Unidentified Analyst
Hi, good morning.
Warner Baxter
Good morning, Dan.
Unidentified Analyst
First I was wondering on the Taum Sauk appeal. What was the revenue requirement related to the Taum Sauk disallowance?
Warner Baxter
Hello, Dan. This is Warner Baxter. That impact was approximately $11 million from a revenue requirement standpoint in total.
Unidentified Analyst
And what kind of timeframe would you expect on the appeal? Is there any way to know?
Warner Baxter
Yeah, with regard to the appeal to the courts, there is no set timeframe on that.

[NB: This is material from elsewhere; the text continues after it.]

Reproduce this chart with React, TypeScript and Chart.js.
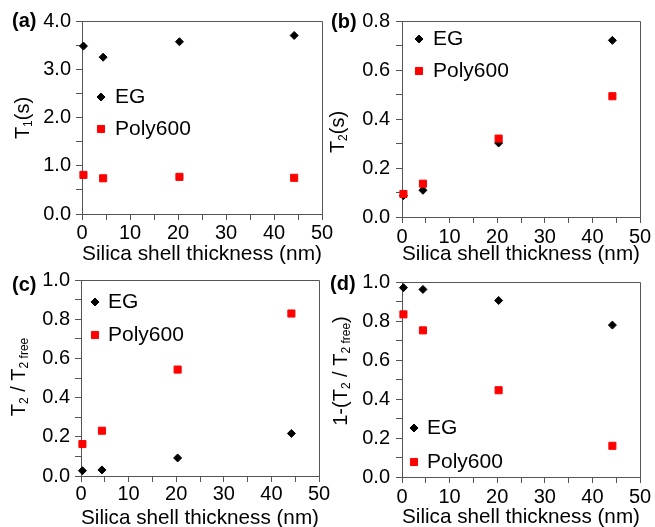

Typically, it is several months and we’re not surprised to see that decision move out into 2012 but I can’t predict a lot of it depends upon the court’s docket in front of them and so we filed immediately as soon as we’re able to do that and so we look forward to presenting our case before the courts here in the near future.
Unidentified Analyst
And then you mentioned that you had I think a $0.11 positive benefit from no Callaway outage, and with the scope and scale of the upcoming outage be similar that we would expect about an $0.11 hit in the second half comparison?
Warner Baxter
Dan, this is Warner Baxter. I would say generally the scope and overall timing of the outage would be consistent and of course in any given outage you have sometimes the difference between the level of capital expenditures in O&M, but by and large it’s probably roughly in that ballpark.
Unidentified Analyst
Okay. And then just on the July weather I assume it was a lot hotter this year than it was last year; is that correct?
Warner Baxter
Yeah, it was, Dan. It’s one of the – I’d say one of the hottest Summers in the last 40 plus years, so it was very warm in July and August has started out pretty warm as well.
Unidentified Analyst
Okay. And then I guess, the last thing I was wondering was on industrial sales that looked for either slightly negative or flat in the second quarter. Did you have any impact from say auto plants or anything there or what are you looking for or seeing?
Warner Baxter
Yeah, it wasn’t so much auto plants, as you look through the various categories, one that’s certainly sticks out in Missouri and Illinois is some that related to I’d say the building or construction industry like cement certainly popped out, general manufacturing. Some refining, some of which we think is really temporary in nature in terms of just some specific plant outages in our service territory in the second quarter that we think will again short-term in nature that will be back online in the third quarter. So I think some of what we saw looks like it might be a function of the economy and others looks like spotty and had to do with just specific outages at certain major industrial customers, so that’s kind of what we’re seeing.
Unidentified Analyst
Okay. Thank you.
Douglas Fischer
Okay. This is Doug. I’d like to wrap up. Thanks for participating in this call. Let me remind you again that this call is available through August 11th on playback and for one year on our website. Today’s press release includes instructions on listening to the playback. You may also call or email the contacts listed on the release, financial analyst inquiries should be directed to me, Doug Fischer. Media should call Susan Gallagher. Our contact information is on the press release we issued today. Again, thank you for your interest in Ameren.
Operator
Ladies and gentlemen, this concludes today’s conference. You may disconnect your lines at this time. And we thank you all for your participation. Good day.